November 16, 2020
Geburon, asked to tell the story of a virtuous woman, relates a Frenchman’s pursuit of a beautiful Milanese widow who resists him for three years but finally—after testing his valor by having her chambermaids rattle swords at the door to her room—falls in love with him. Just like story 14, also set in Milan during the governorship (1507-1510) of Charles d’Amboise, Seigneur de Chaumont, this one ends with an assertion of love’s fleeting nature. “They solemnly swore,” Geburon says, “as if the will of man were immutable, an oath that they could never keep.
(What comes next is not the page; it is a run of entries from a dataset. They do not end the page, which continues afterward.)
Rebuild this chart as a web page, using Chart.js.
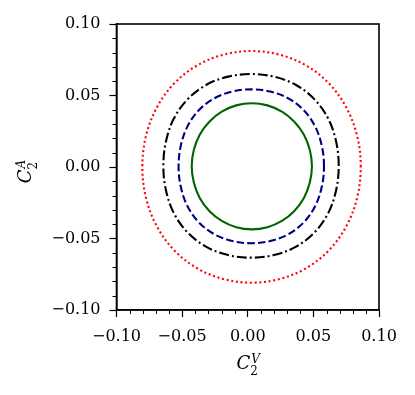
<!DOCTYPE html>
<html>
<head>
<meta charset="utf-8">
<script src="https://cdn.jsdelivr.net/npm/chart.js@4/dist/chart.umd.min.js"></script>
<style>
  html, body { margin: 0; padding: 0; background: #fff; }
</style>
</head>
<body>
<canvas id="c" width="415" height="395"></canvas>
<script>
// --- axis ticks ---
const tickValues = [-0.1, -0.05, 0, 0.05, 0.1];
const tickLabels = ['\u22120.10', '\u22120.05', '0.00', '0.05', '0.10'];
const minorTicks = [-0.09, -0.08, -0.07, -0.06, -0.04, -0.03, -0.02, -0.01,
                    0.01, 0.02, 0.03, 0.04, 0.06, 0.07, 0.08, 0.09];

// --- contours, counter-clockwise from the right ---
const redContour = [
  [0.0861, 0.0001], [0.0835, 0.0211], [0.0755, 0.0409], [0.0623, 0.0580],
  [0.0448, 0.0708], [0.0245, 0.0785], [0.0029, 0.0811], [-0.0187, 0.0785],
  [-0.0390, 0.0708], [-0.0565, 0.0580], [-0.0697, 0.0409], [-0.0777, 0.0211],
  [-0.0803, 0.0001], [-0.0777, -0.0209], [-0.0697, -0.0407], [-0.0565, -0.0578],
  [-0.0390, -0.0706], [-0.0187, -0.0783], [0.0029, -0.0809], [0.0245, -0.0783],
  [0.0448, -0.0706], [0.0623, -0.0578], [0.0755, -0.0407], [0.0835, -0.0209]
];
const blackContour = [
  [0.0693, 0.0008], [0.0674, 0.0175], [0.0615, 0.0335], [0.0509, 0.0473],
  [0.0365, 0.0575], [0.0199, 0.0632], [0.0025, 0.0650], [-0.0149, 0.0632],
  [-0.0315, 0.0575], [-0.0459, 0.0473], [-0.0565, 0.0335], [-0.0624, 0.0175],
  [-0.0643, 0.0008], [-0.0624, -0.0159], [-0.0565, -0.0319], [-0.0459, -0.0457],
  [-0.0315, -0.0559], [-0.0149, -0.0616], [0.0025, -0.0634], [0.0199, -0.0616],
  [0.0365, -0.0559], [0.0509, -0.0457], [0.0615, -0.0319], [0.0674, -0.0159]
];
const navyContour = [
  [0.0581, 0.0005], [0.0565, 0.0145], [0.0516, 0.0279], [0.0429, 0.0395],
  [0.0309, 0.0480], [0.0171, 0.0528], [0.0027, 0.0543], [-0.0117, 0.0528],
  [-0.0255, 0.0480], [-0.0375, 0.0395], [-0.0462, 0.0279], [-0.0511, 0.0145],
  [-0.0527, 0.0005], [-0.0511, -0.0135], [-0.0462, -0.0269], [-0.0375, -0.0385],
  [-0.0255, -0.0470], [-0.0117, -0.0518], [0.0027, -0.0533], [0.0171, -0.0518],
  [0.0309, -0.0470], [0.0429, -0.0385], [0.0516, -0.0269], [0.0565, -0.0135]
];
const greenContour = [
  [0.0489, 0.0005], [0.0473, 0.0119], [0.0428, 0.0226], [0.0355, 0.0317],
  [0.0260, 0.0387], [0.0150, 0.0431], [0.0031, 0.0446], [-0.0088, 0.0431],
  [-0.0198, 0.0387], [-0.0293, 0.0317], [-0.0366, 0.0226], [-0.0411, 0.0119],
  [-0.0427, 0.0005], [-0.0411, -0.0109], [-0.0366, -0.0216], [-0.0293, -0.0307],
  [-0.0198, -0.0377], [-0.0088, -0.0421], [0.0031, -0.0436], [0.0150, -0.0421],
  [0.0260, -0.0377], [0.0355, -0.0307], [0.0428, -0.0216], [0.0473, -0.0109]
];

const tickFont = { family: 'DejaVu Serif', size: 16 };

function toXY(points) {
  return points.map(p => ({ x: p[0], y: p[1] }));
}

// make every contour a closed, smooth loop (same trick the radar chart uses)
const closeLoops = {
  id: 'closeLoops',
  afterDatasetsUpdate(chart) {
    chart.data.datasets.forEach((d, i) => {
      const line = chart.getDatasetMeta(i).dataset;
      if (!line) return;
      line._loop = true;
      line._fullLoop = true;
      line._segments = undefined;
      line._pointsUpdated = false;
    });
  }
};

// frame, minor ticks and the axis titles with sub/superscripts
const extras = {
  id: 'extras',
  afterDraw(chart) {
    const ctx = chart.ctx;
    const a = chart.chartArea;
    const xs = chart.scales.x, ys = chart.scales.y;
    ctx.save();
    ctx.strokeStyle = '#000';
    ctx.lineWidth = 1;
    minorTicks.forEach(v => {
      const px = Math.round(xs.getPixelForValue(v)) + 0.5;
      ctx.beginPath(); ctx.moveTo(px, a.bottom); ctx.lineTo(px, a.bottom + 4); ctx.stroke();
      const py = Math.round(ys.getPixelForValue(v)) + 0.5;
      ctx.beginPath(); ctx.moveTo(a.left - 4, py); ctx.lineTo(a.left, py); ctx.stroke();
    });
    ctx.lineWidth = 1.6;
    ctx.strokeRect(a.left, a.top, a.right - a.left, a.bottom - a.top);

    function label(sup) {
      ctx.font = 'italic 18px "DejaVu Serif"';
      const wC = ctx.measureText('C').width;
      ctx.font = '12px "DejaVu Serif"';
      const w2 = ctx.measureText('2').width;
      ctx.font = 'italic 12px "DejaVu Serif"';
      const wS = ctx.measureText(sup).width;
      const total = wC + Math.max(w2, wS);
      const x0 = -total / 2;
      ctx.fillStyle = '#000';
      ctx.textBaseline = 'alphabetic';
      ctx.textAlign = 'left';
      ctx.font = 'italic 18px "DejaVu Serif"';
      ctx.fillText('C', x0, 0);
      ctx.font = '12px "DejaVu Serif"';
      ctx.fillText('2', x0 + wC, 6);
      ctx.font = 'italic 12px "DejaVu Serif"';
      ctx.fillText(sup, x0 + wC + 1, -6);
    }
    ctx.save();
    ctx.translate((a.left + a.right) / 2, 369);
    label('V');
    ctx.restore();
    ctx.save();
    ctx.translate(31, (a.top + a.bottom) / 2 + 5);
    ctx.rotate(-Math.PI / 2);
    label('A');
    ctx.restore();
    ctx.restore();
  }
};

function axis(fit, pad) {
  return {
    type: 'linear',
    min: -0.1,
    max: 0.1,
    afterBuildTicks(s) { s.ticks = tickValues.map(v => ({ value: v })); },
    afterFit: fit,
    ticks: {
      callback: (v, i) => tickLabels[i],
      font: tickFont,
      color: '#000',
      autoSkip: false,
      maxRotation: 0,
      padding: pad
    },
    grid: {
      drawOnChartArea: false,
      drawTicks: true,
      tickLength: 7,
      tickWidth: 1.2,
      tickColor: '#000'
    },
    border: { display: true, color: '#000', width: 1.6 }
  };
}

new Chart(document.getElementById('c'), {
  type: 'line',
  data: {
    datasets: [
      { data: toXY(redContour), borderColor: '#ff0000', borderWidth: 2.1, borderDash: [2, 2.7] },
      { data: toXY(blackContour), borderColor: '#000000', borderWidth: 2.1, borderDash: [10, 3, 2, 3] },
      { data: toXY(navyContour), borderColor: '#000080', borderWidth: 2.1, borderDash: [7.5, 3.2] },
      { data: toXY(greenContour), borderColor: '#006400', borderWidth: 2.1 }
    ].map(d => Object.assign(d, { pointRadius: 0, tension: 0.35, fill: false, spanGaps: true }))
  },
  options: {
    responsive: false,
    animation: false,
    devicePixelRatio: 1,
    layout: { padding: { top: 24, right: 36, left: 0, bottom: 0 } },
    plugins: { legend: { display: false }, tooltip: { enabled: false } },
    scales: {
      x: axis(s => { s.height = 85; }, 10),
      y: axis(s => { s.width = 116.5; }, 9)
    }
  },
  plugins: [closeLoops, extras]
});
</script>
</body>
</html>
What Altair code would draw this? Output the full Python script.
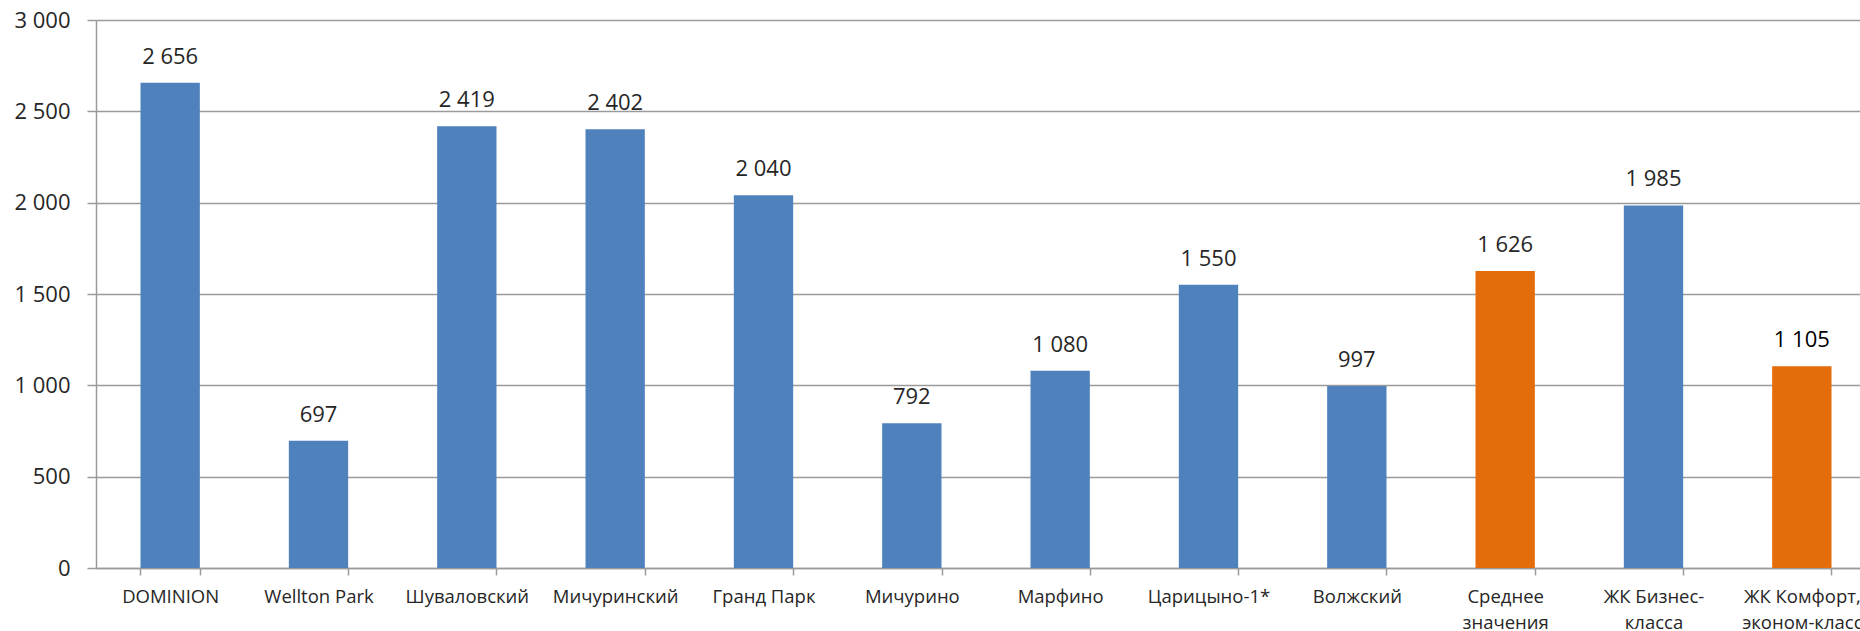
import altair as alt
import pandas as pd

categories = [
    "DOMINION", "Wellton Park", "Шуваловский", "Мичуринский", "Гранд Парк",
    "Мичурино", "Марфино", "Царицыно-1*", "Волжский",
    "Среднее\nзначения", "ЖК Бизнес-\nкласса", "ЖК Комфорт,\nэконом-класс",
]
values = [2656, 697, 2419, 2402, 2040, 792, 1080, 1550, 997, 1626, 1985, 1105]
groups = ["объект", "объект", "объект", "объект", "объект", "объект",
          "объект", "объект", "объект", "среднее", "объект", "среднее"]
y_ticks = [0, 500, 1000, 1500, 2000, 2500, 3000]

df = pd.DataFrame({"category": categories, "value": values, "group": groups})

FONT = "Open Sans"
GRID = "#9a9a9a"
TEXT = "#262626"

x_enc = alt.X(
    "category:N",
    sort=categories,
    scale=alt.Scale(range=[0, 1780], paddingInner=0.6, paddingOuter=0.3),
    axis=alt.Axis(
        title=None, labelAngle=0, tickBand="extent", tickSize=7, tickWidth=1.5,
        tickColor=GRID, domainColor=GRID, domainWidth=1.5,
        labelFont=FONT, labelFontSize=18.5, labelColor=TEXT, labelPadding=12,
        labelLineHeight=26, labelLimit=400,
        labelExpr="split(datum.label, '\\n')",
    ),
)
y_enc = alt.Y(
    "value:Q",
    scale=alt.Scale(domain=[0, 3000], nice=False),
    axis=alt.Axis(
        title=None, values=y_ticks, grid=True, gridColor=GRID, gridWidth=1.5,
        domainColor=GRID, domainWidth=1.5, tickColor=GRID, tickSize=9, tickWidth=1.5,
        labelFont=FONT, labelFontSize=22, labelColor=TEXT, labelPadding=17,
        labelExpr="replace(format(datum.value, ','), ',', ' ')",
    ),
)

base = alt.Chart(df).encode(x=x_enc, y=y_enc)

bars = base.mark_bar().encode(
    color=alt.Color("group:N", legend=None,
                    scale=alt.Scale(domain=["объект", "среднее"], range=["#4F81BD", "#E46C0A"])),
)

text = base.transform_calculate(
    lbl="replace(format(datum.value, ','), ',', ' ')"
).mark_text(font=FONT, fontSize=22, baseline="alphabetic", dy=-19).encode(
    text="lbl:N",
    color=alt.condition(alt.datum.category == categories[-1], alt.value("#000000"), alt.value(TEXT)),
)

chart = alt.layer(bars, text).properties(
    width=1764, height=548,
    autosize=alt.AutoSizeParams(type="none"),
    padding={"left": 96, "top": 20, "right": 0, "bottom": 63},
).configure_view(stroke=None)

chart.save("out.html", embed_options={"renderer": "svg", "actions": False})
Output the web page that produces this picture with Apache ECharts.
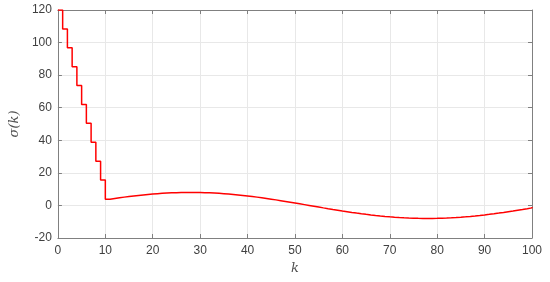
<!DOCTYPE html>
<html><head><meta charset="utf-8">
<script src="https://cdn.jsdelivr.net/npm/echarts@6/dist/echarts.min.js"></script>
<style>html,body{margin:0;padding:0;background:#fff}#c{width:550px;height:282px}</style>
</head><body><div id="c"></div>
<script>
const kValues = [];
for (let i = 0; i <= 100; i++) kValues.push(i);
const sigmaValues = [
  120, 108.4, 96.8, 85.2, 73.6, 62.0, 50.4, 38.8, 27.2, 15.6,
  3.85, 4.29, 4.70, 5.10, 5.48, 5.83, 6.16, 6.47, 6.75, 7.01,
  7.24, 7.44, 7.61, 7.75, 7.86, 7.94, 7.98, 8.00, 7.98, 7.94,
  7.86, 7.75, 7.61, 7.44, 7.24, 7.01, 6.75, 6.47, 6.16, 5.83,
  5.48, 5.10, 4.70, 4.29, 3.85, 3.41, 2.94, 2.47, 1.99, 1.50,
  1.00, 0.50, 0.00, -0.50, -1.00, -1.50, -1.99, -2.47, -2.94, -3.41,
  -3.85, -4.29, -4.70, -5.10, -5.48, -5.83, -6.16, -6.47, -6.75, -7.01,
  -7.24, -7.44, -7.61, -7.75, -7.86, -7.94, -7.98, -8.00, -7.98, -7.94,
  -7.86, -7.75, -7.61, -7.44, -7.24, -7.01, -6.75, -6.47, -6.16, -5.83,
  -5.48, -5.10, -4.70, -4.29, -3.85, -3.41, -2.94, -2.47, -1.99, -1.50,
  -0.90
];
const xTicks = [0, 10, 20, 30, 40, 50, 60, 70, 80, 90, 100];
const yTicks = [-20, 0, 20, 40, 60, 80, 100, 120];

const axisCol = '#808080';
const labelCol = '#404040';
const gridCol = '#e8e8e8';
const data = kValues.map((k, i) => [k, sigmaValues[i]]);

const chart = echarts.init(document.getElementById('c'), null, {renderer: 'canvas'});
chart.setOption({
  animation: false,
  grid: {left: 56, right: 18, top: 10, bottom: 44},
  xAxis: [{
    type: 'value', min: 0, max: 100, interval: 10,
    axisLine: {show: true, onZero: false, lineStyle: {color: axisCol, width: 1}},
    axisTick: {show: true, inside: true, length: 4, lineStyle: {color: axisCol}},
    axisLabel: {color: labelCol, fontSize: 12, fontFamily: 'Liberation Sans, Arial, sans-serif', margin: 7},
    splitLine: {show: true, lineStyle: {color: gridCol, width: 1}},
    name: 'k', nameLocation: 'middle', nameGap: 22,
    nameTextStyle: {fontFamily: 'DejaVu Serif, serif', fontStyle: 'italic', fontSize: 13, color: '#505050'}
  }, {
    type: 'value', position: 'top', min: 0, max: 100, interval: 10,
    axisLine: {show: true, onZero: false, lineStyle: {color: axisCol, width: 1}},
    axisTick: {show: true, inside: true, length: 4, lineStyle: {color: axisCol}},
    axisLabel: {show: false}, splitLine: {show: false}
  }],
  yAxis: [{
    type: 'value', min: -20, max: 120, interval: 20,
    axisLine: {show: true, onZero: false, lineStyle: {color: axisCol, width: 1}},
    axisTick: {show: true, inside: true, length: 4, lineStyle: {color: axisCol}},
    axisLabel: {color: labelCol, fontSize: 12, fontFamily: 'Liberation Sans, Arial, sans-serif', margin: 6},
    splitLine: {show: true, lineStyle: {color: gridCol, width: 1}},
    name: 'σ(k)', nameLocation: 'middle', nameGap: 23, nameRotate: 90,
    nameTextStyle: {fontFamily: 'DejaVu Serif, serif', fontStyle: 'italic', fontSize: 13, color: '#505050'}
  }, {
    type: 'value', position: 'right', min: -20, max: 120, interval: 20,
    axisLine: {show: true, onZero: false, lineStyle: {color: axisCol, width: 1}},
    axisTick: {show: true, inside: true, length: 4, lineStyle: {color: axisCol}},
    axisLabel: {show: false}, splitLine: {show: false}
  }],
  series: [{
    type: 'line', step: 'end', data: data, showSymbol: false, symbol: 'none',
    lineStyle: {color: '#ff0000', width: 1.5}, clip: true
  }]
});
</script></body></html>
Perpetual love was what they promised one another, perpetual love that can neither have birth in the hearts of men, nor have its abode therein.”
Have we seen any lasting love yet in the Heptameron??
Here’s a photo of Milan’s Duomo, consecrated in 1418 but still under construction when our stories take place.
One thought on “Story 16”
The question of whether lasting love exists or not enables us to confront true feelings with games of seduction. Almost always, these rather idle aristocrats, men or women, choose between being genuine and accept to suffer or preferring not to suffer. Most of them don’t want to suffer and hold on to the notion of honor to justify playing games of deceit and revenge. Men are the ones more equipped by patriarchal values to play that game to their advantage most of the time. Novella 9 seems to be an exception to this state of affairs.
In these stories, when the game is specifically geared toward obtaining sexual favors, one of the two lovers will often end up suffering and falling into melancholy. But when the stories are about defusing the seduction game without falling for idealistic notions, as in novellas 5, 8 and 13, women stand a chance at remaining in charge of their lives.
I still believe Marguerite was having a great deal of fun telling seduction stories based on real life people but staging them for maximum dramatic effect, very comical most of the time. She also exposed tragic stories of violence that she felt needed to be told publicly.